The Supreme Court of Virginia Historical Commission was established in 2006 to preserve and promote the history of the court. Oral history interviews of retired Supreme Court justices, Court of Appeals judges, other individuals associated with the court, and civil rights attorneys were begun in 2007. The project is ongoing.
Allen L. Lucy (b. 1917) was Deputy Clerk of the Supreme Court of Virginia from 1952 to 1977 and Clerk from 1977 to 1984. Before that, he was Deputy Clerk of the city of Richmond Law and Equity Courts. He was born in Richmond, graduated from John Marshall High School in 1935, and from Smithfield-Massey Business College in Richmond 1936.
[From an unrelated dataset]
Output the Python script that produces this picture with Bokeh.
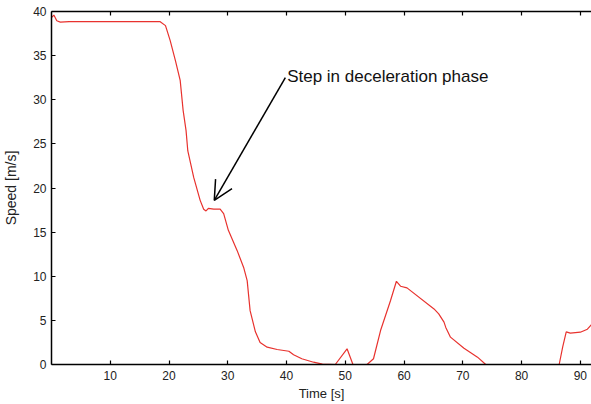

Oral history interview of Allen L. Lucy by Cassandra Newby-Alexander, Professor of History, Norfolk State University, at Gloucester House, Gloucester Virginia, June 11, 2009; transcript available. In the interview, Lucy talks about his parents and siblings, growing up in the Barton Heights neighborhood of Richmond in the 1920s and 1930s, meeting his wife, and starting a family. He discusses his education in Richmond public schools, looking for work in Richmond during the Depression, and finding work at the City of Richmond Law and Equity Courts in 1935. He reflects on the atmosphere among the staff working at the Supreme Court of Virginia during the 1950s, when the court was deliberating a large number of civil rights cases, and discusses his thoughts about segregation and integration and his interactions with attorneys on both sides of the issue. He recalls one evening when he worked until the early hours of the morning in order to record a large number of petitions filed by civil rights attorney Oliver Hill. Toward the end of the interview, Lucy talks about the nature of his work as deputy clerk and clerk, his relationships with justices, and the pressures, for both the justices and the staff, of managing the caseload of the court and meeting deadlines. He emphasizes the sense of pride and gratitude he felt for having had the opportunity to work for the court and with the justices.